Капитан получает задание конвоировать двух дезертиров, укравших казенные деньги, обратно в часть. Оба парня обречены. Один из них убивает милиционера и совершает самоубийство. Второй по пути неоднократно получает возможность сбежать, но либо трусит, либо открывает в себе совсем иную мотивацию и застревает с капитаном в Москве. Цель героев — вернуть ничтожную сумму, которая, по сути, не имеет конкретных владельцев, но служит поводом для кровавого торга. В необходимости передать деньги государству угадывается рифма к бессмысленной продаже книг из «Бубна, барабана». Ведь само государство, можно предположить, не бережет своих солдат, почти также, как современные читатели не покупают классические романы.
Во вселенной Мизгирева нет плохих и хороших персонажей, у каждого из них есть своя травма, затмевающая бытовую рутину. Катя в «Бубне, барабане» не переносила вида и запаха крови. Капитан в «Конвое» не чувствует боли. Он режет и обжигает руку, которой когда-то ударил дочь, погибшую в детстве. Сострадание к незабытой трагедии преломляется в постоянных видениях девочки, к смерти которой герой частично причастен. Эти миражи вытаскивают капитана из реальности и возвращают в хрупкое пространство еще не прерванной жизни. Неоднозначность в структуре фильма маркирует ряд анекдотов, которыми обмениваются герои. Трагикомичные интермедии воссоздают и одновременно нарушают условность конфликта. Если юный герой «Кремня» все время твердил словосочетание «шутка со смыслом», то немногословный капитан в «Конвое» чаще других использует фразу «я извиняться не буду».
Москву «Конвоя», как и «Кремня», населяют рэкетиры и люмпены, тысячи неприметных в пейзаже людей.
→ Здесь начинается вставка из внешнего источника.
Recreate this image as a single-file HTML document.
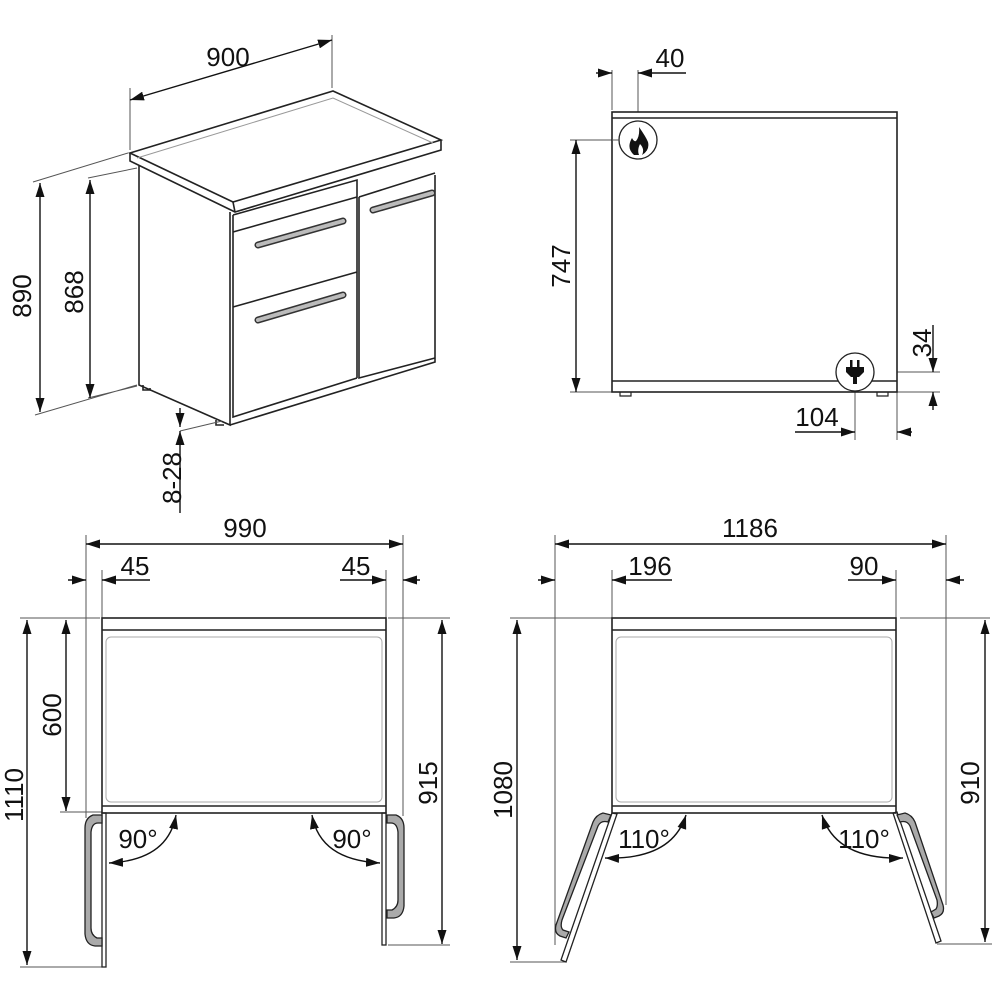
<!DOCTYPE html>
<html><head><meta charset="utf-8"><style>
html,body{margin:0;padding:0;background:#fff}
svg{display:block}
text{font-family:"Liberation Sans",Arial,sans-serif;font-size:26px;fill:#111}
</style></head><body>
<svg width="1000" height="1000" viewBox="0 0 1000 1000" xmlns="http://www.w3.org/2000/svg">
<defs>
<marker id="a" viewBox="0 0 14 9" refX="14" refY="4.5" markerWidth="14" markerHeight="9" markerUnits="userSpaceOnUse" orient="auto-start-reverse"><path d="M0,0 L14,4.5 L0,9 Z" fill="#111"/></marker>
</defs>
<g fill="none" stroke="#222" stroke-width="1.6">
<path d="M130,153 L333,91 L441,140 L233,202 Z" fill="#fff"/>
<path d="M137,158 L333,98 L433,143" stroke="#999" stroke-width="1"/>
<path d="M130,153 L130,161 L235,212 L441,150 L441,140"/>
<path d="M233,202 L235,212"/>
<path d="M139,166 L139,385 L230,425 L230,212"/>
<path d="M230,425 L435,362 L435,175"/>
<path d="M233,215 L357,180 L357,378 M233,232 L357,197 M233,307 L357,272 M233,215 L233,417 L357,378"/>
<path d="M359,197 L435,173 M359,197 L359,378 L435,358"/>
<path d="M143,385 L143,390 L150,390 L150,388 M216,420 L216,425 L224,425"/>
<path d="M258,245 L343,221 M258,320 L343,295 M373,210 L432,193" stroke="#333" stroke-width="7" stroke-linecap="round"/>
<path d="M258,245 L343,221 M258,320 L343,295 M373,210 L432,193" stroke="#bbb" stroke-width="4" stroke-linecap="round"/>
</g>
<g stroke="#555" stroke-width="1" fill="none">
<path d="M130,88 L130,150 M332,35 L332,88"/>
<path d="M33,182 L128,153 M35,415 L137,385 M88,178 L137,168 M88,398 L137,386 M180,431 L222,421"/>
<path d="M612,70 L612,110 M638,70 L638,125 M570,140 L620,140 M570,392 L612,392 M873,372 L940,372 M897,392 L940,392 M855,390 L855,440 M897,392 L897,440"/>
<path d="M86,535 L86,818 M403,535 L403,816 M102,570 L102,618 M386,570 L386,618 M20,618 L100,618 M20,967 L102,967 M60,812 L102,812 M388,618 L450,618 M388,945 L450,945"/>
<path d="M555,535 L555,945 M946,535 L946,905 M612,570 L612,618 M896,570 L896,618 M510,618 L612,618 M510,962 L565,962 M900,618 L990,618 M937,944 L992,944"/>
</g>
<g stroke="#111" stroke-width="1.4" fill="none">
<path d="M130,100 L332,40" marker-start="url(#a)" marker-end="url(#a)"/>
<path d="M40,183 L40,412" marker-start="url(#a)" marker-end="url(#a)"/>
<path d="M90,180 L90,398" marker-start="url(#a)" marker-end="url(#a)"/>
<path d="M180,408 L180,427" marker-end="url(#a)"/>
<path d="M180,513 L180,431" marker-end="url(#a)"/>
<path d="M596,73 L612,73" marker-end="url(#a)"/>
<path d="M686,73 L638,73" marker-end="url(#a)"/>
<path d="M576,140 L576,392" marker-start="url(#a)" marker-end="url(#a)"/>
<path d="M933,325 L933,372" marker-end="url(#a)"/>
<path d="M933,410 L933,392" marker-end="url(#a)"/>
<path d="M795,432 L855,432" marker-end="url(#a)"/>
<path d="M912,432 L897,432" marker-end="url(#a)"/>
<path d="M86,544 L403,544" marker-start="url(#a)" marker-end="url(#a)"/>
<path d="M68,580 L86,580" marker-end="url(#a)"/>
<path d="M150,580 L102,580" marker-end="url(#a)"/>
<path d="M340,580 L386,580" marker-end="url(#a)"/>
<path d="M420,580 L403,580" marker-end="url(#a)"/>
<path d="M27,620 L27,965" marker-start="url(#a)" marker-end="url(#a)"/>
<path d="M66,620 L66,811" marker-start="url(#a)" marker-end="url(#a)"/>
<path d="M442,620 L442,944" marker-start="url(#a)" marker-end="url(#a)"/>
<path d="M109,863 Q168,860 176,815" marker-start="url(#a)" marker-end="url(#a)"/>
<path d="M380,863 Q320,860 312,815" marker-start="url(#a)" marker-end="url(#a)"/>
<path d="M555,544 L946,544" marker-start="url(#a)" marker-end="url(#a)"/>
<path d="M538,580 L555,580" marker-end="url(#a)"/>
<path d="M672,580 L612,580" marker-end="url(#a)"/>
<path d="M848,580 L896,580" marker-end="url(#a)"/>
<path d="M964,580 L946,580" marker-end="url(#a)"/>
<path d="M517,620 L517,960" marker-start="url(#a)" marker-end="url(#a)"/>
<path d="M985,620 L985,942" marker-start="url(#a)" marker-end="url(#a)"/>
<path d="M605,858 Q672,860 686,815" marker-start="url(#a)" marker-end="url(#a)"/>
<path d="M903,858 Q836,860 822,815" marker-start="url(#a)" marker-end="url(#a)"/>
</g>
<g fill="none" stroke="#222" stroke-width="1.6">
<rect x="612" y="112" width="285" height="280" fill="#fff"/>
<path d="M612,118 L897,118 M612,381 L897,381"/>
<path d="M620,392 L620,396 L631,396 L631,392 M877,392 L877,396 L888,396 L888,392" stroke-width="1.2"/>
<circle cx="638" cy="140" r="19" fill="#fff" stroke-width="1.3"/>
<circle cx="855" cy="372" r="19" fill="#fff" stroke-width="1.3"/>
<path d="M612,140 L619,140" stroke="#555" stroke-width="1"/>
<rect x="102" y="618" width="284" height="195" fill="#fff"/>
<path d="M102,630 L386,630 M102,806 L386,806"/>
<rect x="106" y="637" width="276" height="165" rx="5" stroke="#aaa" stroke-width="1"/>
<rect x="102" y="813" width="4" height="154" stroke-width="1.3"/>
<rect x="382" y="813" width="4" height="132" stroke-width="1.3"/>
<path fill-rule="evenodd" fill="#aaa" stroke-width="1.3" d="M102,815 L93,815 Q85,818 85,828 L85,934 Q86,945 95,946 L102,946 L102,938 L97,938 Q91,935 91,928 L91,832 Q92,823 98,823 L102,823 Z"/>
<path fill-rule="evenodd" fill="#aaa" stroke-width="1.3" d="M387,815 L396,815 Q404,818 404,828 L404,906 Q403,917 394,918 L387,918 L387,910 L392,910 Q398,907 398,900 L398,832 Q397,823 391,823 L387,823 Z"/>
<rect x="612" y="618" width="284" height="195" fill="#fff"/>
<path d="M612,630 L896,630 M612,806 L896,806"/>
<rect x="616" y="637" width="276" height="165" rx="5" stroke="#aaa" stroke-width="1"/>
<path d="M612,813 L617,814 L566,962 L561,960 Z" stroke-width="1.3"/>
<path d="M893,813 L897,812 L941,941 L936,943 Z" stroke-width="1.3"/>
<path fill="#aaa" stroke-width="1.3" d="M611,815 L603,813 Q596,815 593,822 L556,925 Q554,933 560,936 L566,938 L569,932 L563,930 Q560,927 562,920 L598,826 Q601,820 608,822 Z"/>
<path fill="#aaa" stroke-width="1.3" d="M897,815 L905,813 Q912,815 915,822 L943,905 Q945,913 939,916 L934,918 L931,912 L936,909 Q938,906 937,900 L910,826 Q907,820 900,822 Z"/>
</g>
<path d="M639,127 Q646,137 648,142 Q650,150 642,155 Q645,149 640,144 Q637,150 639,155 L634,155 Q626,148 632,138 Q634,142 636,141 Q640,136 639,127 Z" fill="#111"/>
<g fill="#111"><rect x="850" y="360" width="2.5" height="7"/><rect x="857" y="360" width="2.5" height="7"/><path d="M846,367 L864,367 L864,372 L859,377 L857,377 L857,384 L853,384 L853,377 L851,377 L846,372 Z"/></g>
<text x="228" y="66" text-anchor="middle">900</text>
<text transform="translate(31,296) rotate(-90)" text-anchor="middle">890</text>
<text transform="translate(83,292) rotate(-90)" text-anchor="middle">868</text>
<text transform="translate(181,478) rotate(-90)" text-anchor="middle">8-28</text>
<text x="670" y="67" text-anchor="middle">40</text>
<text transform="translate(570,266) rotate(-90)" text-anchor="middle">747</text>
<text transform="translate(931,343) rotate(-90)" text-anchor="middle">34</text>
<text x="817" y="426" text-anchor="middle">104</text>
<text x="245" y="537" text-anchor="middle">990</text>
<text x="135" y="575" text-anchor="middle">45</text>
<text x="356" y="575" text-anchor="middle">45</text>
<text transform="translate(23,795) rotate(-90)" text-anchor="middle">1110</text>
<text transform="translate(61,715) rotate(-90)" text-anchor="middle">600</text>
<text transform="translate(437,783) rotate(-90)" text-anchor="middle">915</text>
<text x="138" y="848" text-anchor="middle">90°</text>
<text x="352" y="848" text-anchor="middle">90°</text>
<text x="750" y="537" text-anchor="middle">1186</text>
<text x="650" y="575" text-anchor="middle">196</text>
<text x="864" y="575" text-anchor="middle">90</text>
<text transform="translate(512,790) rotate(-90)" text-anchor="middle">1080</text>
<text transform="translate(979,783) rotate(-90)" text-anchor="middle">910</text>
<text x="644" y="848" text-anchor="middle">110°</text>
<text x="864" y="848" text-anchor="middle">110°</text>
</svg>
</body></html>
Например, в эпизоде обеда в бараке присутствие гастарбайтеров на заднем плане почти не заметно. Режиссер словно сливает их лица в толпу клонированных статистов. Действие же «Бубна, барабана», по контрасту, разворачивалось в провинции. Однако создавалось впечатление, что блестящий сценарий нуждался в чуть более радикальном воплощении. В «Конвое» некоторые сцены — избиение поварихи, финальные пытки дезертира гангстерами — преисполнены шокирующего напряжения. Точнейший монтаж и игра актеров, откровенность и вызывающая оторопь безысходность вывели фильм за рамки странной локальной драмы. Не схематичного, но болезненного, будто сжатый до крови кулак, высказывания, в котором случайный попутчик вдруг становится неравнодушным и единственно близким.